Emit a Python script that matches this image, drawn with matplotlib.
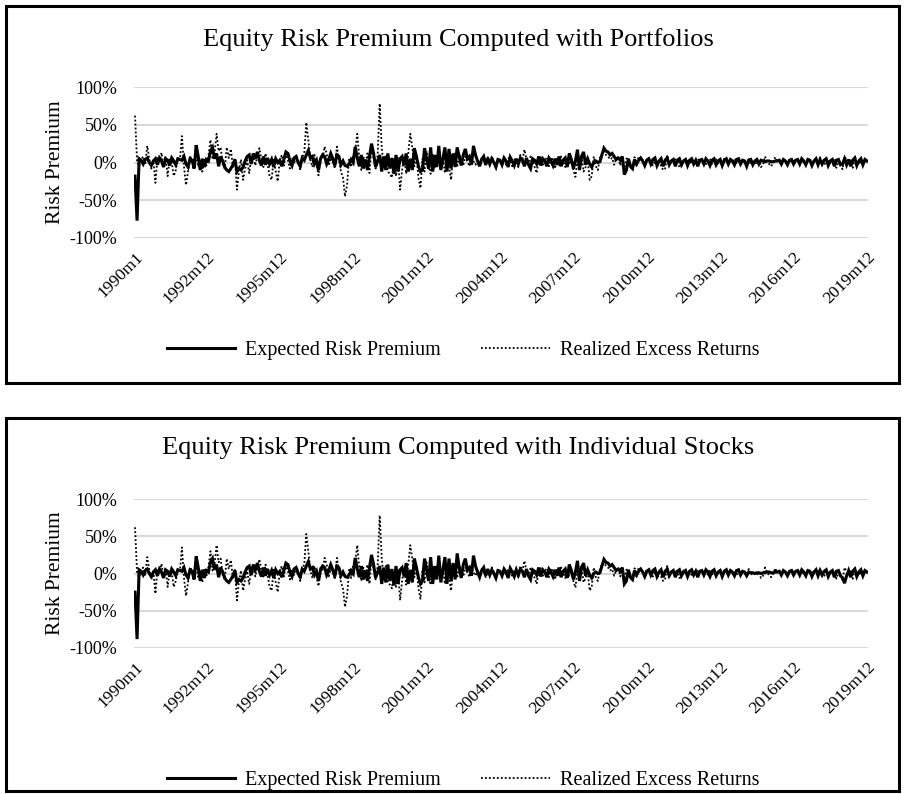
import numpy as np
import matplotlib.pyplot as plt
from matplotlib.patches import Rectangle

plt.rcParams['font.family'] = ['Liberation Serif', 'DejaVu Serif']

# monthly values in percent, 1990m1 .. 2019m12 (one row per year)
realized = [
    62, 2, -5, 4, 8, -3, 22, 5, -8, 3, -27, 6,
    2, 13, -5, 7, -18, 4, 1, -18, -10, 6, 3, 35,
    -5, -30, -12, 8, 4, -3, 10, -6, 2, -12, 5, -4,
    8, 30, 4, 12, 38, 15, 20, -2, -8, 20, 6, 18,
    -6, 5, -36, -10, 4, -23, -8, 3, -14, 6, 10, -4,
    8, 19, 4, -6, 12, -2, -18, -23, 5, -12, -25, 3,
    10, -4, 12, 3, -8, 6, -2, 9, 4, -10, 7, 12,
    53, 30, 4, -6, 10, -3, -17, 8, 5, 21, 12, -4,
    6, 2, -8, 21, 4, -12, -20, -45, -30, 5, -6, 10,
    15, 38, 6, -10, 8, -4, 12, -14, 20, 7, -8, 10,
    78, 20, -6, 10, -12, -15, -20, 4, -18, 6, -36, -10,
    8, -15, 12, 38, 20, -5, 10, -20, -34, 5, -12, 15,
    -6, -15, 10, -8, 4, 12, -10, 6, -14, 10, -5, -23,
    8, 12, -6, 10, 6, -4, 8, 3, -5, 9, 2, -3,
    4, -2, 6, 3, -5, 7, -4, 8, 2, -6, 5, 3,
    -4, 6, -3, 5, 8, -5, 4, 2, -6, 10, 3, 17,
    4, -5, 8, 2, -6, -14, 5, 7, -3, 6, 4, -5,
    7, 3, -8, 5, -4, 8, 2, -6, 4, -3, 6, -10,
    -19, 5, -8, 10, -12, -6, 4, -23, -18, 8, -5, -10,
    6, 12, 15, 10, 8, 4, 6, -3, 5, 8, -4, 6,
    -8, 5, 6, -6, -10, 7, -4, 8, 6, 3, -5, 6,
    3, 2, -4, 2, -5, -3, -4, -10, -8, 10, -2, 1,
    5, 4, 2, -6, -5, 4, 1, 2, 3, -2, 1, 1,
    5, 1, 4, 2, -2, -1, 5, -2, 3, 4, -1, 3,
    -4, 5, 1, 1, 2, 1, 3, -2, 2, 1, 3, 0,
    -3, 6, -2, 1, 1, -2, 2, -6, -3, 8, 1, -2,
    -5, 0, 7, 1, 2, 0, 4, 0, 0, 2, 4, 2,
    2, 4, 0, 1, 1, 1, 2, 0, 2, 2, 3, 1,
    6, -4, -3, 1, 2, 0, 3, 3, -7, 2, -2, -9,
    8, 3, 2, 4, -7, 7, 1, -2, 2, 2, 3, 4,
]

expected_port = [
    -18, -77, 5, 3, -2, 4, 6, 0, -4, 2, 5, -3,
    6, 2, -6, 5, 3, -4, 6, 2, -3, 5, 4, 3,
    8, -2, -6, 5, 3, -8, 23, 8, -10, 5, -6, 4,
    2, 15, 20, 5, 12, -5, 8, 2, -6, -10, -12, -8,
    -3, 4, -12, -8, -10, -6, 2, 8, 10, -2, 12, 5,
    14, 3, -4, 8, -3, 6, -2, 4, -6, 5, 0, 3,
    -5, 4, 14, 12, 2, -4, 6, 8, 0, -5, 6, 3,
    10, 16, 6, 8, -2, 3, -10, 5, 10, 8, -2, 4,
    12, 5, -4, 10, 8, -3, 2, -4, -5, -2, 4, 0,
    21, 6, -5, 10, -8, 4, -10, 8, 25, 12, -6, 2,
    10, -12, 8, -10, 12, -8, 6, -15, 10, -12, 5, 8,
    -4, 12, -12, 5, -10, 19, 8, -5, -12, -10, 19, 5,
    -8, 20, -12, 10, -6, 22, -10, 5, 20, -12, 18, -8,
    12, -6, 20, 8, -4, 10, 18, 5, 8, -3, 22, 10,
    2, -5, 4, 8, -3, 6, -2, 5, 0, -6, 4, 3,
    -3, 6, 2, -6, 7, 2, -4, 5, -2, 6, 3, -5,
    6, -3, -8, 5, 3, -2, 8, -4, 5, 2, -5, 6,
    2, -4, 5, -3, 8, -5, 3, 6, -6, 12, 4, -8,
    2, 17, -10, 8, 14, -3, 5, -2, -6, 0, 2, 0,
    1, 10, 19, 15, 14, 10, 12, 8, 4, 6, 3, 8,
    -16, -10, 5, -5, -8, 4, -2, 3, 6, 2, -4, 3,
    5, -2, 4, 6, -4, 2, 5, -5, 3, 6, -3, 2,
    4, -5, 3, 5, -3, 2, 4, -4, 3, 5, -2, 3,
    -5, 3, 4, -2, 5, 2, -4, 3, 5, -3, 2, 4,
    -4, 3, 5, -2, 4, 2, -3, 4, 5, -2, 3, 2,
    -5, 3, 4, -3, 2, 4, -2, 3, 2, 1, 2, 2,
    1, 1, 2, 2, 3, -2, 4, 2, -3, 3, 4, -2,
    3, 4, -2, 5, 2, -3, 4, 3, -4, 2, 5, -3,
    4, -2, 3, 5, -4, 2, 4, -5, 3, 4, -3, -2,
    5, -3, 4, -5, 3, 6, -4, 2, 5, -3, 4, 2,
]

expected_stock = [
    -25, -88, 5, 3, -2, 4, 6, 0, -4, 2, 5, -3,
    6, 2, -6, 5, 3, -4, 6, 2, -3, 5, 4, 3,
    8, -2, -6, 5, 3, -8, 23, 8, -10, 5, -6, 4,
    2, 15, 20, 5, 12, -5, 8, 2, -6, -10, -12, -8,
    -3, 4, -12, -8, -10, -6, 2, 8, 10, -2, 12, 5,
    14, 3, -4, 8, -3, 6, -2, 4, -6, 5, 0, 3,
    -5, 4, 14, 12, 2, -4, 6, 8, 0, -5, 6, 3,
    10, 16, 6, 8, -2, 3, -10, 5, 10, 8, -2, 4,
    12, 5, -4, 10, 8, -3, 2, -4, -5, -2, 4, 0,
    21, 6, -5, 10, -8, 4, -10, 8, 25, 12, -6, 2,
    10, -14, 8, -12, 12, -10, 6, -16, 10, -14, 5, 8,
    -4, 14, -14, 5, -12, 20, 8, -5, -14, -10, 20, 5,
    -10, 22, -14, 10, -8, 24, -12, 5, 22, -14, 20, -10,
    14, -8, 27, 8, -6, 12, 20, 5, 8, -3, 24, 10,
    2, -5, 4, 8, -3, 6, -2, 5, 0, -6, 4, 3,
    -3, 6, 2, -6, 7, 2, -4, 5, -2, 6, 3, -5,
    6, -3, -8, 5, 3, -2, 8, -4, 5, 2, -5, 6,
    2, -4, 5, -3, 8, -5, 3, 6, -6, 12, 4, -8,
    2, 17, -10, 8, 14, -3, 5, -2, -6, 0, 2, 0,
    1, 10, 19, 15, 14, 10, 12, 8, 4, 6, 3, 8,
    -14, -10, 5, -5, -8, 4, -2, 3, 6, 2, -4, 3,
    5, -2, 4, 6, -4, 2, 5, -5, 3, 6, -3, 2,
    4, -5, 3, 5, -3, 2, 4, -4, 3, 5, -2, 3,
    -5, 3, 4, -2, 5, 2, -4, 3, 5, -3, 2, 4,
    -4, 3, 5, -2, 4, 2, -3, 4, 5, -2, 3, 2,
    -3, 2, 1, 1, 0, 1, 1, 0, 1, 1, 2, 2,
    1, 1, 2, 2, 3, -2, 4, 2, -3, 3, 4, -2,
    3, 4, -2, 5, 2, -3, 4, 3, -4, 2, 5, -3,
    4, -2, 3, 5, -4, 2, 4, -5, 3, 4, -3, -6,
    -13, -3, 4, -5, 3, 6, -4, 2, 5, -3, 4, 2,
]

tick_pos = [0, 35, 71, 107, 143, 179, 215, 251, 287, 323, 359]
tick_labels = ['1990m1', '1992m12', '1995m12', '1998m12', '2001m12', '2004m12',
               '2007m12', '2010m12', '2013m12', '2016m12', '2019m12']
y_ticks = [-1.0, -0.5, 0.0, 0.5, 1.0]
y_labels = ['-100%', '-50%', '0%', '50%', '100%']

titles = ['Equity Risk Premium Computed with Portfolios',
          'Equity Risk Premium Computed with Individual Stocks']

W, H = 906, 794
fig = plt.figure(figsize=(W / 100, H / 100), dpi=100)

def fy(px):
    return 1 - px / H

panels = [
    # axes top/bottom, title y, legend y, box top/bottom (pixels)
    dict(top=87, bot=238, title=40, leg=350, btop=6, bbot=383, exp=expected_port),
    dict(top=499, bot=648, title=448, leg=780, btop=418, bbot=791, exp=expected_stock),
]

months = np.arange(len(realized))

for i, p in enumerate(panels):
    fig.patches.append(Rectangle((6 / W, fy(p['bbot'])), (899 - 6) / W, (p['bbot'] - p['btop']) / H,
                                 transform=fig.transFigure, fill=False, lw=2.2, ec='black'))
    ax = fig.add_axes([134 / W, fy(p['bot']), (868 - 134) / W, (p['bot'] - p['top']) / H])
    exp_vals = np.array(p['exp']) / 100
    real_vals = np.array(realized) / 100
    l1, = ax.plot(months, exp_vals, color='black', lw=2.2, solid_joinstyle='miter')
    l2, = ax.plot(months, real_vals, color='black', lw=1.3, ls=(0, (1, 1.2)))
    ax.set_xlim(-0.5, 359.5)
    ax.set_ylim(-1, 1)
    ax.set_yticks(y_ticks)
    ax.set_yticklabels(y_labels, fontsize=13)
    ax.set_xticks(tick_pos)
    ax.set_xticklabels(tick_labels, rotation=45, ha='right', rotation_mode='anchor', fontsize=12.5)
    ax.tick_params(axis='y', length=0, pad=12)
    ax.tick_params(axis='x', length=0, pad=8)
    ax.grid(axis='y', color='#d9d9d9', lw=1.5)
    ax.set_axisbelow(True)
    for s in ax.spines.values():
        s.set_visible(False)
    ax.set_ylabel('Risk Premium', fontsize=15.5, labelpad=3)
    fig.text(458 / W, fy(p['title']), titles[i], ha='center', va='center', fontsize=19)
    fig.legend([l1, l2], ['Expected Risk Premium', 'Realized Excess Returns'],
               loc='center', bbox_to_anchor=(463 / W, fy(p['leg'])), ncol=2, frameon=False,
               fontsize=14.5, handlelength=3.4, columnspacing=2.0, handletextpad=0.5)

fig.savefig('out.png', dpi=100)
------------------------------------------------
> Goal of the exercise: Repeat the listing above up to and including the line with "plt.rcParams['font.family'] = ['Liberation", starting from its first line. Drop any pictures.

> Output of the exercise:
Emit a Python script that matches this image, drawn with matplotlib.
import numpy as np
import matplotlib.pyplot as plt
from matplotlib.patches import Rectangle

plt.rcParams['font.family'] = ['Liberation Serif', 'DejaVu Serif']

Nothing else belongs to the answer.